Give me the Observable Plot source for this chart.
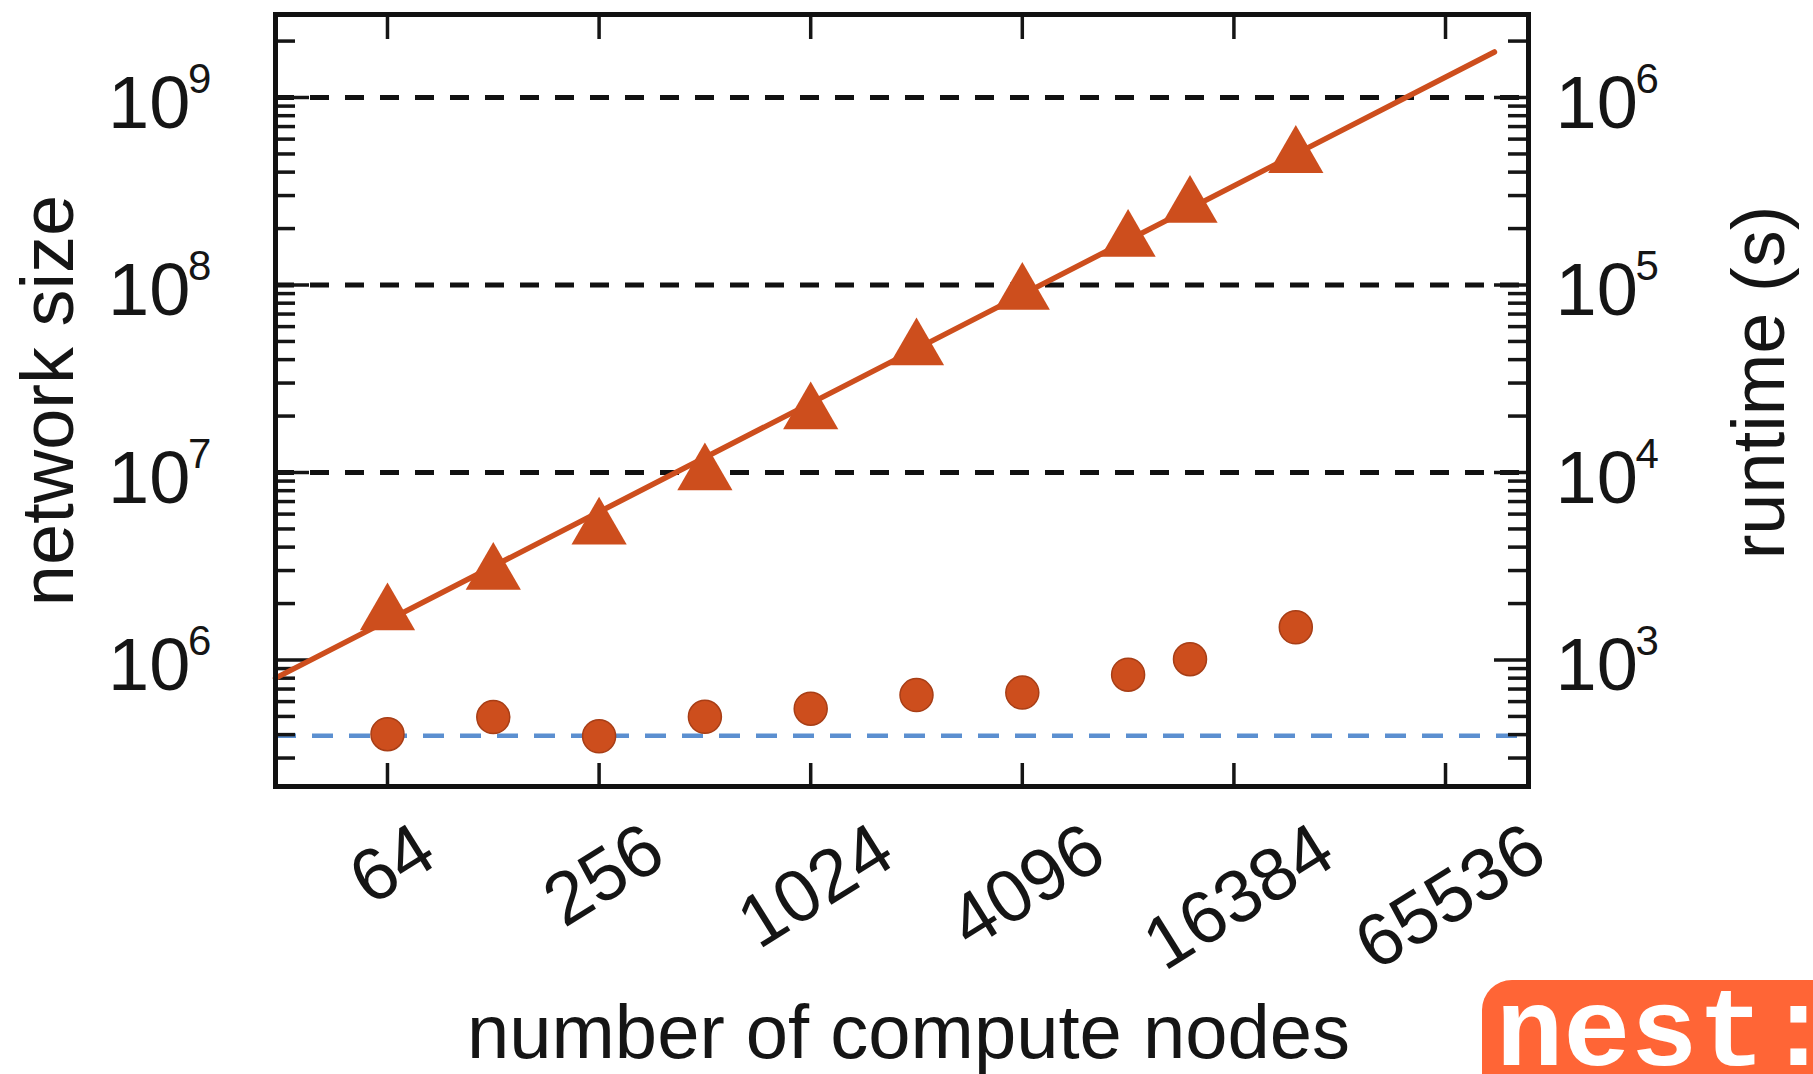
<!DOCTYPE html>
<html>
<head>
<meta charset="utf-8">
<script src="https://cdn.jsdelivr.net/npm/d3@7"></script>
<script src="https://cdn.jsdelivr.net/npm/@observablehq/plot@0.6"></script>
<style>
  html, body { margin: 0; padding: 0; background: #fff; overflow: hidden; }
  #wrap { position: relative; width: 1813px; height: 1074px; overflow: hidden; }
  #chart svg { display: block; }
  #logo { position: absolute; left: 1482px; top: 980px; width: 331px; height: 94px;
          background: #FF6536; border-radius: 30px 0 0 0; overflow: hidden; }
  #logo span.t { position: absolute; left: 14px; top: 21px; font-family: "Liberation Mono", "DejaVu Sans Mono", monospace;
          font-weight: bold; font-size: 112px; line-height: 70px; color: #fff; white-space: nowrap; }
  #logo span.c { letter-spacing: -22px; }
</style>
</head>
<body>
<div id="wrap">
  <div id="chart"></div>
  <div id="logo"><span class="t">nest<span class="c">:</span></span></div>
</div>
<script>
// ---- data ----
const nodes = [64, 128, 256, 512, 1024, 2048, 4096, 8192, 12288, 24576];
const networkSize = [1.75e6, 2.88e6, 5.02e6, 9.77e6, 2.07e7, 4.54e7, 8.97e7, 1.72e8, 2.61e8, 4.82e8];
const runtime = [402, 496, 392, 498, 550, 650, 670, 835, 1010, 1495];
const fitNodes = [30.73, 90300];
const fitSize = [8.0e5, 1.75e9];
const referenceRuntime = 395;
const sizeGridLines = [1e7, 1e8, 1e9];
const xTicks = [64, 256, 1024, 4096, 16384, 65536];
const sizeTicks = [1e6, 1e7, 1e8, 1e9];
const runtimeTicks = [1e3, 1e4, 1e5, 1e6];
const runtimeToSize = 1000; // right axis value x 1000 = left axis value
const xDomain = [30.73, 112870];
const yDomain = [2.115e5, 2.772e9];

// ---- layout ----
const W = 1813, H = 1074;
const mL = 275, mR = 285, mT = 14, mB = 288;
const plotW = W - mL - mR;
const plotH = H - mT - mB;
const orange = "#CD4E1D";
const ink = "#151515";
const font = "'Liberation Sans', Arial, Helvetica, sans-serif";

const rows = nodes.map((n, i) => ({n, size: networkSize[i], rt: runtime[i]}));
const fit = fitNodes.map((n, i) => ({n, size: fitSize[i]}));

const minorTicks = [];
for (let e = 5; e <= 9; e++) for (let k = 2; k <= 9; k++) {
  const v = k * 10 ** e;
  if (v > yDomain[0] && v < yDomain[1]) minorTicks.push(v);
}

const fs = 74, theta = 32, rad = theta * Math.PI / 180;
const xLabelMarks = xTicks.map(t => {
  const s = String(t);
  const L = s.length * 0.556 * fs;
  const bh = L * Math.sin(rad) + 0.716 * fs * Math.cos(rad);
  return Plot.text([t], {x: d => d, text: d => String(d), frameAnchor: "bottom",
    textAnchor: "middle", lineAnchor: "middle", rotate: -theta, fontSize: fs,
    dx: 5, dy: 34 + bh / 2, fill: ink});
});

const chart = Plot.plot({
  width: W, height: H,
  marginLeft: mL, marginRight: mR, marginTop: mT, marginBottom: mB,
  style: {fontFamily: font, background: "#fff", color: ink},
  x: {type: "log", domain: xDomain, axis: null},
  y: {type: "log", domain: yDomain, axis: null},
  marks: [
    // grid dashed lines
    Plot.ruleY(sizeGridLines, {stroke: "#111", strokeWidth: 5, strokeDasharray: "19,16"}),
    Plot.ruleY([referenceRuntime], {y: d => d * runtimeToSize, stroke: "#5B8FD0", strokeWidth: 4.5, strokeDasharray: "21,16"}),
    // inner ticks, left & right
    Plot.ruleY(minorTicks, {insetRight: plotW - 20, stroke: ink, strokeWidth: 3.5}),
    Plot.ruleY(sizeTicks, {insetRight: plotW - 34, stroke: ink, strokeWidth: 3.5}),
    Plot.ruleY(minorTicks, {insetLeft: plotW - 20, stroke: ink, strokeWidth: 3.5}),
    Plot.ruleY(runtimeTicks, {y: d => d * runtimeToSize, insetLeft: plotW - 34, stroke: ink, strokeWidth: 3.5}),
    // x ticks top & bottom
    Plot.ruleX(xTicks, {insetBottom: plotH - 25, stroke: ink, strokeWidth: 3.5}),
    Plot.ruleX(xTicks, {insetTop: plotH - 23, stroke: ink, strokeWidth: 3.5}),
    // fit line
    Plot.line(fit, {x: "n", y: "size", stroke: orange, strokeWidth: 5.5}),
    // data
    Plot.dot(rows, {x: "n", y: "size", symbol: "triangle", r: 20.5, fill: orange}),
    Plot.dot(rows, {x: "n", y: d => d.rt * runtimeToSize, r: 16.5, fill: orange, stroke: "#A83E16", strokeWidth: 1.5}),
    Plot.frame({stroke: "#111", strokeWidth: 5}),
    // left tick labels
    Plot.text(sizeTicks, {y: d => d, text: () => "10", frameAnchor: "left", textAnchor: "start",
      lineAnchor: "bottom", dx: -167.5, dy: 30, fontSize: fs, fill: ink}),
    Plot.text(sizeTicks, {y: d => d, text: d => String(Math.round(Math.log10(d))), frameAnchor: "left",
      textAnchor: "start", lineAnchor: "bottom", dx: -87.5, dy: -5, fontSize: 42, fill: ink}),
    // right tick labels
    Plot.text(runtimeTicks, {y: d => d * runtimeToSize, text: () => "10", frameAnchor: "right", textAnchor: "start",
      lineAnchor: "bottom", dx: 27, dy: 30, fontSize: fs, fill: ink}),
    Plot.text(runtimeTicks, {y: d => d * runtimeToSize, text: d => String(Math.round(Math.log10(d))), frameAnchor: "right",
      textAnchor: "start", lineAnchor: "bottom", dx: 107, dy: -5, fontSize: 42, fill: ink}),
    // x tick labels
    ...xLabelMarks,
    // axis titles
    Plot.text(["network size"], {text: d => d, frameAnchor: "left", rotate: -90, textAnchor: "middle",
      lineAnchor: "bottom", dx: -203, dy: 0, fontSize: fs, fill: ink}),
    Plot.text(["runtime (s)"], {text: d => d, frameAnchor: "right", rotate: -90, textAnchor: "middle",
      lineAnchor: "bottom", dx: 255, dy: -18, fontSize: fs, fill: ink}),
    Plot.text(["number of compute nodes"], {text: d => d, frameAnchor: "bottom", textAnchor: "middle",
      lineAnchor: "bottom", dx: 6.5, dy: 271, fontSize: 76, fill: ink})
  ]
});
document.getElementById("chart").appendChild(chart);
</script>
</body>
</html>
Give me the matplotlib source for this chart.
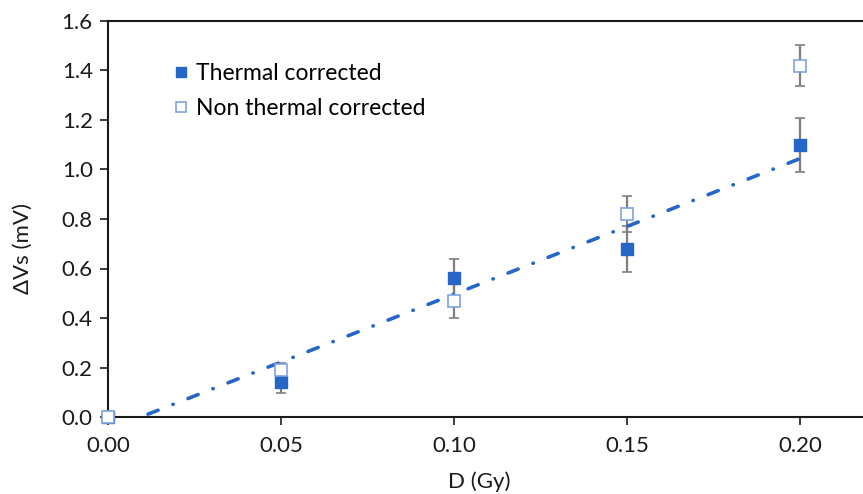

++++++

What is required: Print every entry above again without changing a word, and omit the pictures.

The answer:
Give me the Observable Plot source for this chart.
<!DOCTYPE html>
<html>
<head>
<meta charset="utf-8">
<script src="https://cdn.jsdelivr.net/npm/d3@7"></script>
<script src="https://cdn.jsdelivr.net/npm/@observablehq/plot@0.6"></script>
<style>
  html, body { margin: 0; padding: 0; background: #fff; overflow: hidden; }
  #wrap { position: relative; width: 1813px; height: 1074px; overflow: hidden; }
  #chart svg { display: block; }
  #logo { position: absolute; left: 1482px; top: 980px; width: 331px; height: 94px;
          background: #FF6536; border-radius: 30px 0 0 0; overflow: hidden; }
  #logo span.t { position: absolute; left: 14px; top: 21px; font-family: "Liberation Mono", "DejaVu Sans Mono", monospace;
          font-weight: bold; font-size: 112px; line-height: 70px; color: #fff; white-space: nowrap; }
  #logo span.c { letter-spacing: -22px; }
</style>
</head>
<body>
<div id="wrap">
  <div id="chart"></div>
  <div id="logo"><span class="t">nest<span class="c">:</span></span></div>
</div>
<script>
// ---- data ----
const nodes = [64, 128, 256, 512, 1024, 2048, 4096, 8192, 12288, 24576];
const networkSize = [1.75e6, 2.88e6, 5.02e6, 9.77e6, 2.07e7, 4.54e7, 8.97e7, 1.72e8, 2.61e8, 4.82e8];
const runtime = [402, 496, 392, 498, 550, 650, 670, 835, 1010, 1495];
const fitNodes = [30.73, 90300];
const fitSize = [8.0e5, 1.75e9];
const referenceRuntime = 395;
const sizeGridLines = [1e7, 1e8, 1e9];
const xTicks = [64, 256, 1024, 4096, 16384, 65536];
const sizeTicks = [1e6, 1e7, 1e8, 1e9];
const runtimeTicks = [1e3, 1e4, 1e5, 1e6];
const runtimeToSize = 1000; // right axis value x 1000 = left axis value
const xDomain = [30.73, 112870];
const yDomain = [2.115e5, 2.772e9];

// ---- layout ----
const W = 1813, H = 1074;
const mL = 275, mR = 285, mT = 14, mB = 288;
const plotW = W - mL - mR;
const plotH = H - mT - mB;
const orange = "#CD4E1D";
const ink = "#151515";
const font = "'Liberation Sans', Arial, Helvetica, sans-serif";

const rows = nodes.map((n, i) => ({n, size: networkSize[i], rt: runtime[i]}));
const fit = fitNodes.map((n, i) => ({n, size: fitSize[i]}));

const minorTicks = [];
for (let e = 5; e <= 9; e++) for (let k = 2; k <= 9; k++) {
  const v = k * 10 ** e;
  if (v > yDomain[0] && v < yDomain[1]) minorTicks.push(v);
}

const fs = 74, theta = 32, rad = theta * Math.PI / 180;
const xLabelMarks = xTicks.map(t => {
  const s = String(t);
  const L = s.length * 0.556 * fs;
  const bh = L * Math.sin(rad) + 0.716 * fs * Math.cos(rad);
  return Plot.text([t], {x: d => d, text: d => String(d), frameAnchor: "bottom",
    textAnchor: "middle", lineAnchor: "middle", rotate: -theta, fontSize: fs,
    dx: 5, dy: 34 + bh / 2, fill: ink});
});

const chart = Plot.plot({
  width: W, height: H,
  marginLeft: mL, marginRight: mR, marginTop: mT, marginBottom: mB,
  style: {fontFamily: font, background: "#fff", color: ink},
  x: {type: "log", domain: xDomain, axis: null},
  y: {type: "log", domain: yDomain, axis: null},
  marks: [
    // grid dashed lines
    Plot.ruleY(sizeGridLines, {stroke: "#111", strokeWidth: 5, strokeDasharray: "19,16"}),
    Plot.ruleY([referenceRuntime], {y: d => d * runtimeToSize, stroke: "#5B8FD0", strokeWidth: 4.5, strokeDasharray: "21,16"}),
    // inner ticks, left & right
    Plot.ruleY(minorTicks, {insetRight: plotW - 20, stroke: ink, strokeWidth: 3.5}),
    Plot.ruleY(sizeTicks, {insetRight: plotW - 34, stroke: ink, strokeWidth: 3.5}),
    Plot.ruleY(minorTicks, {insetLeft: plotW - 20, stroke: ink, strokeWidth: 3.5}),
    Plot.ruleY(runtimeTicks, {y: d => d * runtimeToSize, insetLeft: plotW - 34, stroke: ink, strokeWidth: 3.5}),
    // x ticks top & bottom
    Plot.ruleX(xTicks, {insetBottom: plotH - 25, stroke: ink, strokeWidth: 3.5}),
    Plot.ruleX(xTicks, {insetTop: plotH - 23, stroke: ink, strokeWidth: 3.5}),
    // fit line
    Plot.line(fit, {x: "n", y: "size", stroke: orange, strokeWidth: 5.5}),
    // data
    Plot.dot(rows, {x: "n", y: "size", symbol: "triangle", r: 20.5, fill: orange}),
    Plot.dot(rows, {x: "n", y: d => d.rt * runtimeToSize, r: 16.5, fill: orange, stroke: "#A83E16", strokeWidth: 1.5}),
    Plot.frame({stroke: "#111", strokeWidth: 5}),
    // left tick labels
    Plot.text(sizeTicks, {y: d => d, text: () => "10", frameAnchor: "left", textAnchor: "start",
      lineAnchor: "bottom", dx: -167.5, dy: 30, fontSize: fs, fill: ink}),
    Plot.text(sizeTicks, {y: d => d, text: d => String(Math.round(Math.log10(d))), frameAnchor: "left",
      textAnchor: "start", lineAnchor: "bottom", dx: -87.5, dy: -5, fontSize: 42, fill: ink}),
    // right tick labels
    Plot.text(runtimeTicks, {y: d => d * runtimeToSize, text: () => "10", frameAnchor: "right", textAnchor: "start",
      lineAnchor: "bottom", dx: 27, dy: 30, fontSize: fs, fill: ink}),
    Plot.text(runtimeTicks, {y: d => d * runtimeToSize, text: d => String(Math.round(Math.log10(d))), frameAnchor: "right",
      textAnchor: "start", lineAnchor: "bottom", dx: 107, dy: -5, fontSize: 42, fill: ink}),
    // x tick labels
    ...xLabelMarks,
    // axis titles
    Plot.text(["network size"], {text: d => d, frameAnchor: "left", rotate: -90, textAnchor: "middle",
      lineAnchor: "bottom", dx: -203, dy: 0, fontSize: fs, fill: ink}),
    Plot.text(["runtime (s)"], {text: d => d, frameAnchor: "right", rotate: -90, textAnchor: "middle",
      lineAnchor: "bottom", dx: 255, dy: -18, fontSize: fs, fill: ink}),
    Plot.text(["number of compute nodes"], {text: d => d, frameAnchor: "bottom", textAnchor: "middle",
      lineAnchor: "bottom", dx: 6.5, dy: 271, fontSize: 76, fill: ink})
  ]
});
document.getElementById("chart").appendChild(chart);
</script>
</body>
</html>
Give me the matplotlib source for this chart.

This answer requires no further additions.